# What do YOU like about working in a restaurant?



## rscott

Hello everyone, my name is Robert Scott and I am new to the forum. :roll::roll:I am thinking about going to culinary school and am trying to weigh out the pros and cons of working in a restaurant. So, if u have a minute please post and let me know your pros and cons. What you like and don't like. Thanks alot for your time! Robert:smoking:


----------



## jellly

Hello, Robert. I have worked at several restaurants in two different capacities - production, where I am in the kitchen before the restaurant opens for service, spending my day making all of the components needed for dinner service. Then I have worked service plating the food as orders come in. The two jobs have quite a different feel to them and I would be hard pressed to say which I prefer. I have found my experience from both to be invaluable.
Working in production is a great way to get all of the basic skills down and to gather from different restaurants a catalog of great recipes. I do work in pastry, but I am going to assume the same applies to all aspects of the kitchen.
When I worked service in a Michelin starred restaurant, I would say there is a certain energy in the kitchen when you are getting ready for service. When the cooks show up on a Saturday night and we are told that the restaurant is fully booked, everyone knows absolutely that we have to be focused to pull off such a busy night and still maintain excellent food and service. There is no way you can be competitive at that level without a great deal of teamwork. If one station is getting buried, it is up to everyone else to step in and help, so that the whole operation doesn't get into the weeds.
Even if some of the tasks are simple, every aspect has to be just right and when it is busy, if you lose focus for just a moment and are so caught up in completing one ticket to the next, you lose sight of the big picture and can be caught unaware by running out of an item or something else that could have been prevented.
Working in a restaurant can be great to increase your speed and efficiency, but some people do not enjoy the pressure. Unlike other jobs I have had, you are working in very close proximity with others and personality issues can be magnified. Chefs aren't always (or often) fair. They can play favorites or hire people that can't hold their own on a busy night. You can't easily take a break when things are busy and the hours can be very tough on your social life unless all of your friends happen to be in the business, too. There isn't much job security and sometimes getting ahead can be as simple as being in the right place at the right time. 
Good luck on whatever you choose to do.


----------



## lbgchris

assa


----------



## jojobaltimore

Jelly great insight, I share a lot of your passions. When it comes down to it there's nothing like the energy of a kitchen... You sort of become an addict of stress at least I do. 
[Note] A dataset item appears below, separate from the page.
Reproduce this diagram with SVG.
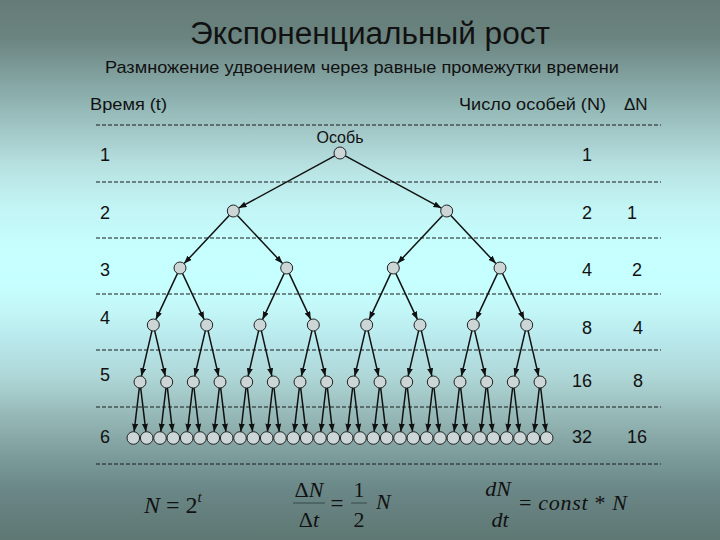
<svg xmlns="http://www.w3.org/2000/svg" width="720" height="540" viewBox="0 0 720 540">
<defs>
<linearGradient id="bg" x1="0" y1="0" x2="0" y2="1">
<stop offset="0" stop-color="#657b77"/>
<stop offset="0.07" stop-color="#6b8480"/>
<stop offset="0.12" stop-color="#7a9896"/>
<stop offset="0.19" stop-color="#90b4b2"/>
<stop offset="0.26" stop-color="#a8cece"/>
<stop offset="0.31" stop-color="#b8e2e2"/>
<stop offset="0.38" stop-color="#c2f4f4"/>
<stop offset="0.46" stop-color="#c6fefe"/>
<stop offset="0.52" stop-color="#c6ffff"/>
<stop offset="0.57" stop-color="#c4f8f8"/>
<stop offset="0.63" stop-color="#b8e8ec"/>
<stop offset="0.70" stop-color="#aed6d6"/>
<stop offset="0.78" stop-color="#92b4b2"/>
<stop offset="0.85" stop-color="#7a9a9a"/>
<stop offset="0.91" stop-color="#6a8686"/>
<stop offset="1" stop-color="#5e7773"/>
</linearGradient>
<marker id="ah" markerUnits="userSpaceOnUse" markerWidth="9" markerHeight="7" refX="8" refY="3" orient="auto">
<path d="M0,0 L8,3 L0,6 z" fill="#111"/>
</marker>
</defs>
<style>
.t{font-family:"Liberation Sans",Arial,sans-serif;fill:#111}
.m{font-family:"Liberation Serif","Times New Roman",serif;fill:#111}
.i{font-style:italic}
.dash{stroke:#1a1a1a;stroke-width:1;stroke-dasharray:4 2;fill:none}
.c path{stroke:#111;stroke-width:1.5;fill:none;marker-end:url(#ah)}
.n circle{fill:#ccd6d6;stroke:#222;stroke-width:1}
.bar{stroke:#2a3a3a;stroke-width:0.8}
</style>
<rect width="720" height="540" fill="url(#bg)"/>

<g id="titles">
<text class="t" x="370" y="44" font-size="31" text-anchor="middle" textLength="360" lengthAdjust="spacingAndGlyphs">Экспоненциальный рост</text>
<text class="t" x="105" y="73" font-size="17" textLength="514" lengthAdjust="spacingAndGlyphs">Размножение удвоением через равные промежутки времени</text>
</g>

<g id="headers">
<text class="t" x="90" y="110" font-size="17" textLength="77" lengthAdjust="spacingAndGlyphs">Время (t)</text>
<text class="t" x="459" y="110" font-size="17" textLength="147" lengthAdjust="spacingAndGlyphs">Число особей (N)</text>
<text class="t" x="624" y="110" font-size="17">ΔN</text>
<text class="t" x="340" y="143" font-size="16" text-anchor="middle">Особь</text>
</g>

<g id="grid">
<line class="dash" x1="96" y1="125" x2="661" y2="125"/>
<line class="dash" x1="96" y1="182" x2="661" y2="182"/>
<line class="dash" x1="96" y1="238" x2="661" y2="238"/>
<line class="dash" x1="96" y1="294" x2="661" y2="294"/>
<line class="dash" x1="96" y1="350" x2="661" y2="350"/>
<line class="dash" x1="96" y1="407" x2="661" y2="407"/>
<line class="dash" x1="96" y1="464" x2="661" y2="464"/>
</g>

<g id="row-labels" font-size="18">
<text class="t" x="100" y="161">1</text>
<text class="t" x="100" y="219">2</text>
<text class="t" x="100" y="276">3</text>
<text class="t" x="100" y="324">4</text>
<text class="t" x="100" y="381">5</text>
<text class="t" x="100" y="443">6</text>
</g>

<g id="counts" font-size="18">
<text class="t" x="587" y="161" text-anchor="middle">1</text>
<text class="t" x="587" y="219" text-anchor="middle">2</text>
<text class="t" x="632" y="219" text-anchor="middle">1</text>
<text class="t" x="587" y="276" text-anchor="middle">4</text>
<text class="t" x="637" y="276" text-anchor="middle">2</text>
<text class="t" x="587" y="334" text-anchor="middle">8</text>
<text class="t" x="638" y="334" text-anchor="middle">4</text>
<text class="t" x="582" y="387" text-anchor="middle">16</text>
<text class="t" x="638" y="387" text-anchor="middle">8</text>
<text class="t" x="582" y="443" text-anchor="middle">32</text>
<text class="t" x="637" y="443" text-anchor="middle">16</text>
</g>

<g id="connectors" class="c">
<path d="M334.7,155.9 L238.6,208.1"/>
<path d="M345.3,155.9 L441.4,208.1"/>
<path d="M229.2,215.4 L184.1,263.6"/>
<path d="M237.4,215.4 L282.6,263.6"/>
<path d="M442.6,215.4 L397.4,263.6"/>
<path d="M450.8,215.4 L495.9,263.6"/>
<path d="M177.5,273.4 L155.8,319.6"/>
<path d="M182.5,273.4 L204.2,319.6"/>
<path d="M284.2,273.4 L262.5,319.6"/>
<path d="M289.2,273.4 L310.8,319.6"/>
<path d="M390.8,273.4 L369.2,319.6"/>
<path d="M395.8,273.4 L417.5,319.6"/>
<path d="M497.5,273.4 L475.8,319.6"/>
<path d="M502.5,273.4 L524.2,319.6"/>
<path d="M151.9,330.8 L141.4,376.2"/>
<path d="M154.7,330.8 L165.3,376.2"/>
<path d="M205.3,330.8 L194.7,376.2"/>
<path d="M208.1,330.8 L218.6,376.2"/>
<path d="M258.6,330.8 L248.1,376.2"/>
<path d="M261.4,330.8 L271.9,376.2"/>
<path d="M311.9,330.8 L301.4,376.2"/>
<path d="M314.7,330.8 L325.3,376.2"/>
<path d="M365.3,330.8 L354.7,376.2"/>
<path d="M368.1,330.8 L378.6,376.2"/>
<path d="M418.6,330.8 L408.1,376.2"/>
<path d="M421.4,330.8 L431.9,376.2"/>
<path d="M471.9,330.8 L461.4,376.2"/>
<path d="M474.7,330.8 L485.3,376.2"/>
<path d="M525.3,330.8 L514.7,376.2"/>
<path d="M528.1,330.8 L538.6,376.2"/>
<path d="M139.3,388 L134.1,431.7"/>
<path d="M140.7,388 L145.9,431.7"/>
<path d="M166.0,388 L160.8,431.7"/>
<path d="M167.4,388 L172.6,431.7"/>
<path d="M192.6,388 L187.4,431.7"/>
<path d="M194.0,388 L199.2,431.7"/>
<path d="M219.3,388 L214.1,431.7"/>
<path d="M220.7,388 L225.9,431.7"/>
<path d="M246.0,388 L240.8,431.7"/>
<path d="M247.4,388 L252.6,431.7"/>
<path d="M272.6,388 L267.4,431.7"/>
<path d="M274.0,388 L279.2,431.7"/>
<path d="M299.3,388 L294.1,431.7"/>
<path d="M300.7,388 L305.9,431.7"/>
<path d="M326.0,388 L320.8,431.7"/>
<path d="M327.4,388 L332.6,431.7"/>
<path d="M352.6,388 L347.4,431.7"/>
<path d="M354.0,388 L359.2,431.7"/>
<path d="M379.3,388 L374.1,431.7"/>
<path d="M380.7,388 L385.9,431.7"/>
<path d="M406.0,388 L400.8,431.7"/>
<path d="M407.4,388 L412.6,431.7"/>
<path d="M432.6,388 L427.4,431.7"/>
<path d="M434.0,388 L439.2,431.7"/>
<path d="M459.3,388 L454.1,431.7"/>
<path d="M460.7,388 L465.9,431.7"/>
<path d="M486.0,388 L480.8,431.7"/>
<path d="M487.4,388 L492.6,431.7"/>
<path d="M512.6,388 L507.4,431.7"/>
<path d="M514.0,388 L519.2,431.7"/>
<path d="M539.3,388 L534.1,431.7"/>
<path d="M540.7,388 L545.9,431.7"/>
</g>

<g id="nodes" class="n">
<g id="n1"><circle cx="340" cy="153" r="6"/></g>
<g id="n2">
<circle cx="233.3" cy="211" r="6"/><circle cx="446.7" cy="211" r="6"/>
</g>
<g id="n3">
<circle cx="180" cy="268" r="6"/><circle cx="286.7" cy="268" r="6"/><circle cx="393.3" cy="268" r="6"/><circle cx="500" cy="268" r="6"/>
</g>
<g id="n4">
<circle cx="153.3" cy="325" r="6"/><circle cx="206.7" cy="325" r="6"/><circle cx="260" cy="325" r="6"/><circle cx="313.3" cy="325" r="6"/>
<circle cx="366.7" cy="325" r="6"/><circle cx="420" cy="325" r="6"/><circle cx="473.3" cy="325" r="6"/><circle cx="526.7" cy="325" r="6"/>
</g>
<g id="n5">
<circle cx="140" cy="382" r="6"/><circle cx="166.7" cy="382" r="6"/><circle cx="193.3" cy="382" r="6"/><circle cx="220" cy="382" r="6"/>
<circle cx="246.7" cy="382" r="6"/><circle cx="273.3" cy="382" r="6"/><circle cx="300" cy="382" r="6"/><circle cx="326.7" cy="382" r="6"/>
<circle cx="353.3" cy="382" r="6"/><circle cx="380" cy="382" r="6"/><circle cx="406.7" cy="382" r="6"/><circle cx="433.3" cy="382" r="6"/>
<circle cx="460" cy="382" r="6"/><circle cx="486.7" cy="382" r="6"/><circle cx="513.3" cy="382" r="6"/><circle cx="540" cy="382" r="6"/>
</g>
<g id="n6">
<circle cx="133.3" cy="438" r="6.3"/><circle cx="146.7" cy="438" r="6.3"/><circle cx="160" cy="438" r="6.3"/><circle cx="173.3" cy="438" r="6.3"/>
<circle cx="186.7" cy="438" r="6.3"/><circle cx="200" cy="438" r="6.3"/><circle cx="213.3" cy="438" r="6.3"/><circle cx="226.7" cy="438" r="6.3"/>
<circle cx="240" cy="438" r="6.3"/><circle cx="253.3" cy="438" r="6.3"/><circle cx="266.7" cy="438" r="6.3"/><circle cx="280" cy="438" r="6.3"/>
<circle cx="293.3" cy="438" r="6.3"/><circle cx="306.7" cy="438" r="6.3"/><circle cx="320" cy="438" r="6.3"/><circle cx="333.3" cy="438" r="6.3"/>
<circle cx="346.7" cy="438" r="6.3"/><circle cx="360" cy="438" r="6.3"/><circle cx="373.3" cy="438" r="6.3"/><circle cx="386.7" cy="438" r="6.3"/>
<circle cx="400" cy="438" r="6.3"/><circle cx="413.3" cy="438" r="6.3"/><circle cx="426.7" cy="438" r="6.3"/><circle cx="440" cy="438" r="6.3"/>
<circle cx="453.3" cy="438" r="6.3"/><circle cx="466.7" cy="438" r="6.3"/><circle cx="480" cy="438" r="6.3"/><circle cx="493.3" cy="438" r="6.3"/>
<circle cx="506.7" cy="438" r="6.3"/><circle cx="520" cy="438" r="6.3"/><circle cx="533.3" cy="438" r="6.3"/><circle cx="546.7" cy="438" r="6.3"/>
</g>
</g>

<g id="formulas">
<text class="m" x="144" y="513" font-size="24"><tspan class="i">N</tspan> = 2<tspan class="i" font-size="15" dy="-11">t</tspan></text>
<text class="m" x="309" y="497" font-size="22" text-anchor="middle">Δ<tspan class="i">N</tspan></text>
<line class="bar" x1="293" y1="503" x2="325" y2="503"/>
<text class="m" x="309" y="527" font-size="22" text-anchor="middle">Δ<tspan class="i">t</tspan></text>
<text class="m" x="337" y="511" font-size="23" text-anchor="middle">=</text>
<text class="m" x="359" y="497" font-size="22" text-anchor="middle">1</text>
<line class="bar" x1="351" y1="503" x2="367" y2="503"/>
<text class="m" x="359" y="527" font-size="22" text-anchor="middle">2</text>
<text class="m i" x="376" y="509" font-size="22">N</text>
<text class="m i" x="498" y="496" font-size="22" text-anchor="middle">dN</text>
<text class="m i" x="500" y="527" font-size="22" text-anchor="middle">dt</text>
<text class="m" x="519" y="510" font-size="22" textLength="108" lengthAdjust="spacing">= <tspan class="i">const</tspan> * <tspan class="i">N</tspan></text>
</g>
</svg>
Having a beer at 1o am with your fellow cooks after doing 300-500 covers on a sat night at a super high level is a freaking amazing feeling. :beer:

Going from completly F'ing off to complete utter perfection is also great to experince.

The worst thing about being in a kitchen is job security. You can be amazing cook and the next thing you know your head chef gets canned, a new chef arrives and he brings in a new staff and a new sous chef and you are out the door before you can prove yourself. Well not really, but thats what it feels like some times.... Be ready toget pushed mentally and physically every day if you work in an elite michelin restaurant.
I love to fabricate meats, fish etc... prep for service and then see all of that work reach the plate...

Making people happy is what its all about. Weddings, birthdays, dates, the guy at table #6 that is about to propose to his girl. I/You just want to make these people happy, and serve them great food.

There's nothing more gratifying for a chef than to have a "no nothing" novice intern /prep cook /dishwasher groomed into a Chef De Cuisine.. Its great for chef's ego to see these types of people rise to the top. Hopefully you will get a chef that will take the time to teach, because a lot of time you are expected to know what you are doing. 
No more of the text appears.